### [Task details]
Transcribe the listing exactly, leaving out every picture.

### [Raw data]
==============================

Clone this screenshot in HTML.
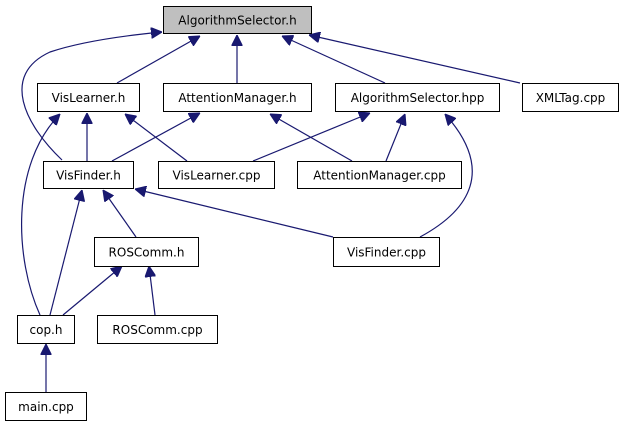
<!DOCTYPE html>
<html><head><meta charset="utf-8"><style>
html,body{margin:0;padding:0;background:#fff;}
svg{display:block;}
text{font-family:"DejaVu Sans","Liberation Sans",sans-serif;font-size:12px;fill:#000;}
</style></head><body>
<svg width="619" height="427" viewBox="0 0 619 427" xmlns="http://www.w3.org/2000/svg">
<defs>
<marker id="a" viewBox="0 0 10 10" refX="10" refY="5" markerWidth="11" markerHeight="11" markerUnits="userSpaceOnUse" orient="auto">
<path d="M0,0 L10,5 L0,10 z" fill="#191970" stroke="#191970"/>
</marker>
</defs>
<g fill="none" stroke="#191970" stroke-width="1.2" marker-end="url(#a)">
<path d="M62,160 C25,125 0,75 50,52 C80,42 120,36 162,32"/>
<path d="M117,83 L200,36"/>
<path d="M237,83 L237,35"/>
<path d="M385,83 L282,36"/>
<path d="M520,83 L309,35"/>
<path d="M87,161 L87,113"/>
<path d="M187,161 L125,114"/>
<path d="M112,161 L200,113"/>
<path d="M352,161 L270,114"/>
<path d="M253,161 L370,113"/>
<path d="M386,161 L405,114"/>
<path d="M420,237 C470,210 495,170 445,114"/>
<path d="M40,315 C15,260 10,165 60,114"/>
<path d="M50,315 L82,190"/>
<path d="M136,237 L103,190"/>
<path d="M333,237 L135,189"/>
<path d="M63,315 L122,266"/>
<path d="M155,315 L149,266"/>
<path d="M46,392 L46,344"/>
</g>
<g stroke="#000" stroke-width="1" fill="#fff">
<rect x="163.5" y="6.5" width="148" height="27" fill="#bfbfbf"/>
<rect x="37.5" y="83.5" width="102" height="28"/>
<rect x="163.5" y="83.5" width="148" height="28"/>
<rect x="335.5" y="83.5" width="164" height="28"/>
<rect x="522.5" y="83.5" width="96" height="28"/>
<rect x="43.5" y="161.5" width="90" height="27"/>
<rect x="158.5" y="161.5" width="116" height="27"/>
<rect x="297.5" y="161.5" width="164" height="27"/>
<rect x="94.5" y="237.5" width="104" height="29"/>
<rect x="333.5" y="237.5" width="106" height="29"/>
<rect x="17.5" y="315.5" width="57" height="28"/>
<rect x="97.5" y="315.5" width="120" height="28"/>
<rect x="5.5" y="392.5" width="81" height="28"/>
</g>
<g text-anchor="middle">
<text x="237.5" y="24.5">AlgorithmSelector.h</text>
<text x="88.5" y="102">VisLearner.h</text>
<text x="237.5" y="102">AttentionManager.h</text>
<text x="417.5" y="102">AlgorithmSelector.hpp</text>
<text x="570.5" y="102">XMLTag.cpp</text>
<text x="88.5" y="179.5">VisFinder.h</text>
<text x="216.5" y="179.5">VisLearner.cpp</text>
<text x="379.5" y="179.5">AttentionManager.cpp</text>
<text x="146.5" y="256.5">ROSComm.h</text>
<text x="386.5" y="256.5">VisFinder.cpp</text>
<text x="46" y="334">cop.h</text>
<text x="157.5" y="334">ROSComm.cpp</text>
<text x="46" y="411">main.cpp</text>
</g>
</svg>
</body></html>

==============================

### [Task output]
Clone this screenshot in HTML.
<!DOCTYPE html>
<html><head><meta charset="utf-8"><style>
html,body{margin:0;padding:0;background:#fff;}
svg{display:block;}
text{font-family:"DejaVu Sans","Liberation Sans",sans-serif;font-size:12px;fill:#000;}
</style></head><body>
<svg width="619" height="427" viewBox="0 0 619 427" xmlns="http://www.w3.org/2000/svg">
<defs>
<marker id="a" viewBox="0 0 10 10" refX="10" refY="5" markerWidth="11" markerHeight="11" markerUnits="userSpaceOnUse" orient="auto">
<path d="M0,0 L10,5 L0,10 z" fill="#191970" stroke="#191970"/>
</marker>
</defs>
<g fill="none" stroke="#191970" stroke-width="1.2" marker-end="url(#a)">
<path d="M62,160 C25,125 0,75 50,52 C80,42 120,36 162,32"/>
<path d="M117,83 L200,36"/>
<path d="M237,83 L237,35"/>
<path d="M385,83 L282,36"/>
<path d="M520,83 L309,35"/>
<path d="M87,161 L87,113"/>
<path d="M187,161 L125,114"/>
<path d="M112,161 L200,113"/>
<path d="M352,161 L270,114"/>
<path d="M253,161 L370,113"/>
<path d="M386,161 L405,114"/>
<path d="M420,237 C470,210 495,170 445,114"/>
<path d="M40,315 C15,260 10,165 60,114"/>
<path d="M50,315 L82,190"/>
<path d="M136,237 L103,190"/>
<path d="M333,237 L135,189"/>
<path d="M63,315 L122,266"/>
<path d="M155,315 L149,266"/>
<path d="M46,392 L46,344"/>
</g>
<g stroke="#000" stroke-width="1" fill="#fff">
<rect x="163.5" y="6.5" width="148" height="27" fill="#bfbfbf"/>
<rect x="37.5" y="83.5" width="102" height="28"/>
<rect x="163.5" y="83.5" width="148" height="28"/>
<rect x="335.5" y="83.5" width="164" height="28"/>
<rect x="522.5" y="83.5" width="96" height="28"/>
<rect x="43.5" y="161.5" width="90" height="27"/>
<rect x="158.5" y="161.5" width="116" height="27"/>
<rect x="297.5" y="161.5" width="164" height="27"/>
<rect x="94.5" y="237.5" width="104" height="29"/>
<rect x="333.5" y="237.5" width="106" height="29"/>
<rect x="17.5" y="315.5" width="57" height="28"/>
<rect x="97.5" y="315.5" width="120" height="28"/>
<rect x="5.5" y="392.5" width="81" height="28"/>
</g>
<g text-anchor="middle">
<text x="237.5" y="24.5">AlgorithmSelector.h</text>
<text x="88.5" y="102">VisLearner.h</text>
<text x="237.5" y="102">AttentionManager.h</text>
<text x="417.5" y="102">AlgorithmSelector.hpp</text>
<text x="570.5" y="102">XMLTag.cpp</text>
<text x="88.5" y="179.5">VisFinder.h</text>
<text x="216.5" y="179.5">VisLearner.cpp</text>
<text x="379.5" y="179.5">AttentionManager.cpp</text>
<text x="146.5" y="256.5">ROSComm.h</text>
<text x="386.5" y="256.5">VisFinder.cpp</text>
<text x="46" y="334">cop.h</text>
<text x="157.5" y="334">ROSComm.cpp</text>
<text x="46" y="411">main.cpp</text>
</g>
</svg>
</body></html>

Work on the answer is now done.